* [Written instruction]:
Retype all material exactly. Pictures stay out of the copy.

** BEGIN **

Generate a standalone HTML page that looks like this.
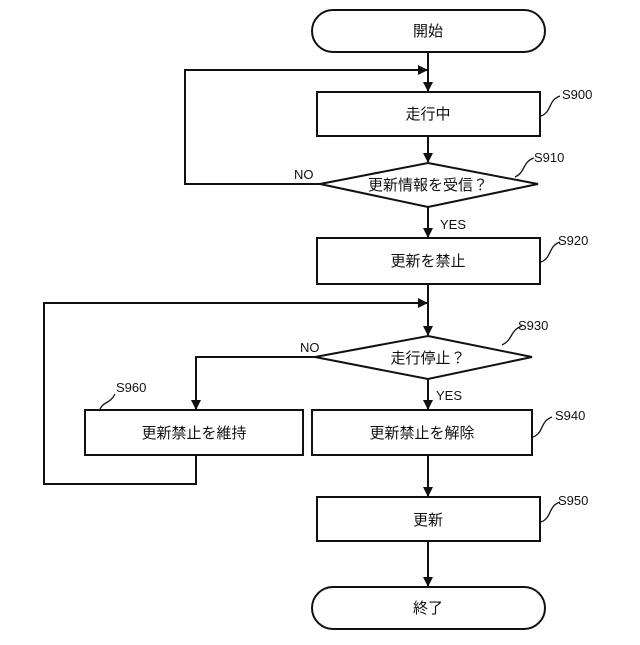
<!DOCTYPE html>
<html><head><meta charset="utf-8"><style>
html,body{margin:0;padding:0;background:#fff}
svg text{font-family:"Liberation Sans","Noto Sans CJK JP",sans-serif;fill:#111}
</style></head><body>
<svg width="640" height="640" viewBox="0 0 640 640" xmlns="http://www.w3.org/2000/svg">
<defs><marker id="a" markerWidth="10" markerHeight="10" refX="9" refY="5" orient="auto" markerUnits="userSpaceOnUse"><path d="M0,0 L10,5 L0,10 z" fill="#111"/></marker></defs>
<g stroke="#111" stroke-width="2" fill="none">
<rect x="312" y="10" width="233" height="42" rx="21"/>
<line x1="428" y1="52" x2="428" y2="91" marker-end="url(#a)"/>
<polyline points="428,184 185,184 185,70 427,70" marker-end="url(#a)"/>
<rect x="317" y="92" width="223" height="44"/>
<line x1="428" y1="136" x2="428" y2="162" marker-end="url(#a)"/>
<polygon points="428,163 538,184 428,207 320,184" fill="#fff"/>
<line x1="428" y1="207" x2="428" y2="237" marker-end="url(#a)"/>
<rect x="317" y="238" width="223" height="46"/>
<line x1="428" y1="284" x2="428" y2="335" marker-end="url(#a)"/>
<polyline points="196,455 196,484 44,484 44,303 427,303" marker-end="url(#a)"/>
<polygon points="428,336 532,357 428,379 315,357" fill="#fff"/>
<polyline points="315,357 196,357 196,409" marker-end="url(#a)"/>
<line x1="428" y1="379" x2="428" y2="409" marker-end="url(#a)"/>
<rect x="85" y="410" width="218" height="45"/>
<rect x="312" y="410" width="220" height="45"/>
<line x1="428" y1="455" x2="428" y2="496" marker-end="url(#a)"/>
<rect x="317" y="497" width="223" height="44"/>
<line x1="428" y1="541" x2="428" y2="586" marker-end="url(#a)"/>
<rect x="312" y="587" width="233" height="42" rx="21"/>
<g stroke-width="1.3">
<path d="M541,116 C552,112 548,100 560,96"/>
<path d="M515,177 C526,172 522,162 534,158"/>
<path d="M541,262 C552,258 548,246 560,242"/>
<path d="M502,345 C513,340 510,330 522,326"/>
<path d="M533,437 C544,433 540,421 552,417"/>
<path d="M541,522 C552,518 548,506 560,502"/>
<path d="M100,409 C104,401 110,404 115,394"/>
</g>
</g>
<g font-size="15" text-anchor="middle">
<text x="428" y="36">開始</text>
<text x="428" y="119">走行中</text>
<text x="428" y="190">更新情報を受信？</text>
<text x="428" y="266">更新を禁止</text>
<text x="428" y="363">走行停止？</text>
<text x="194" y="438">更新禁止を維持</text>
<text x="422" y="438">更新禁止を解除</text>
<text x="428" y="525">更新</text>
<text x="428" y="613">終了</text>
</g>
<g font-size="13">
<text x="562" y="99">S900</text>
<text x="534" y="162">S910</text>
<text x="558" y="245">S920</text>
<text x="518" y="330">S930</text>
<text x="555" y="420">S940</text>
<text x="558" y="505">S950</text>
<text x="116" y="392">S960</text>
<text x="294" y="179">NO</text>
<text x="300" y="352">NO</text>
<text x="440" y="229">YES</text>
<text x="436" y="400">YES</text>
</g>
</svg>
</body></html>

** END **

* [In response]:
Generate a standalone HTML page that looks like this.
<!DOCTYPE html>
<html><head><meta charset="utf-8"><style>
html,body{margin:0;padding:0;background:#fff}
svg text{font-family:"Liberation Sans","Noto Sans CJK JP",sans-serif;fill:#111}
</style></head><body>
<svg width="640" height="640" viewBox="0 0 640 640" xmlns="http://www.w3.org/2000/svg">
<defs><marker id="a" markerWidth="10" markerHeight="10" refX="9" refY="5" orient="auto" markerUnits="userSpaceOnUse"><path d="M0,0 L10,5 L0,10 z" fill="#111"/></marker></defs>
<g stroke="#111" stroke-width="2" fill="none">
<rect x="312" y="10" width="233" height="42" rx="21"/>
<line x1="428" y1="52" x2="428" y2="91" marker-end="url(#a)"/>
<polyline points="428,184 185,184 185,70 427,70" marker-end="url(#a)"/>
<rect x="317" y="92" width="223" height="44"/>
<line x1="428" y1="136" x2="428" y2="162" marker-end="url(#a)"/>
<polygon points="428,163 538,184 428,207 320,184" fill="#fff"/>
<line x1="428" y1="207" x2="428" y2="237" marker-end="url(#a)"/>
<rect x="317" y="238" width="223" height="46"/>
<line x1="428" y1="284" x2="428" y2="335" marker-end="url(#a)"/>
<polyline points="196,455 196,484 44,484 44,303 427,303" marker-end="url(#a)"/>
<polygon points="428,336 532,357 428,379 315,357" fill="#fff"/>
<polyline points="315,357 196,357 196,409" marker-end="url(#a)"/>
<line x1="428" y1="379" x2="428" y2="409" marker-end="url(#a)"/>
<rect x="85" y="410" width="218" height="45"/>
<rect x="312" y="410" width="220" height="45"/>
<line x1="428" y1="455" x2="428" y2="496" marker-end="url(#a)"/>
<rect x="317" y="497" width="223" height="44"/>
<line x1="428" y1="541" x2="428" y2="586" marker-end="url(#a)"/>
<rect x="312" y="587" width="233" height="42" rx="21"/>
<g stroke-width="1.3">
<path d="M541,116 C552,112 548,100 560,96"/>
<path d="M515,177 C526,172 522,162 534,158"/>
<path d="M541,262 C552,258 548,246 560,242"/>
<path d="M502,345 C513,340 510,330 522,326"/>
<path d="M533,437 C544,433 540,421 552,417"/>
<path d="M541,522 C552,518 548,506 560,502"/>
<path d="M100,409 C104,401 110,404 115,394"/>
</g>
</g>
<g font-size="15" text-anchor="middle">
<text x="428" y="36">開始</text>
<text x="428" y="119">走行中</text>
<text x="428" y="190">更新情報を受信？</text>
<text x="428" y="266">更新を禁止</text>
<text x="428" y="363">走行停止？</text>
<text x="194" y="438">更新禁止を維持</text>
<text x="422" y="438">更新禁止を解除</text>
<text x="428" y="525">更新</text>
<text x="428" y="613">終了</text>
</g>
<g font-size="13">
<text x="562" y="99">S900</text>
<text x="534" y="162">S910</text>
<text x="558" y="245">S920</text>
<text x="518" y="330">S930</text>
<text x="555" y="420">S940</text>
<text x="558" y="505">S950</text>
<text x="116" y="392">S960</text>
<text x="294" y="179">NO</text>
<text x="300" y="352">NO</text>
<text x="440" y="229">YES</text>
<text x="436" y="400">YES</text>
</g>
</svg>
</body></html>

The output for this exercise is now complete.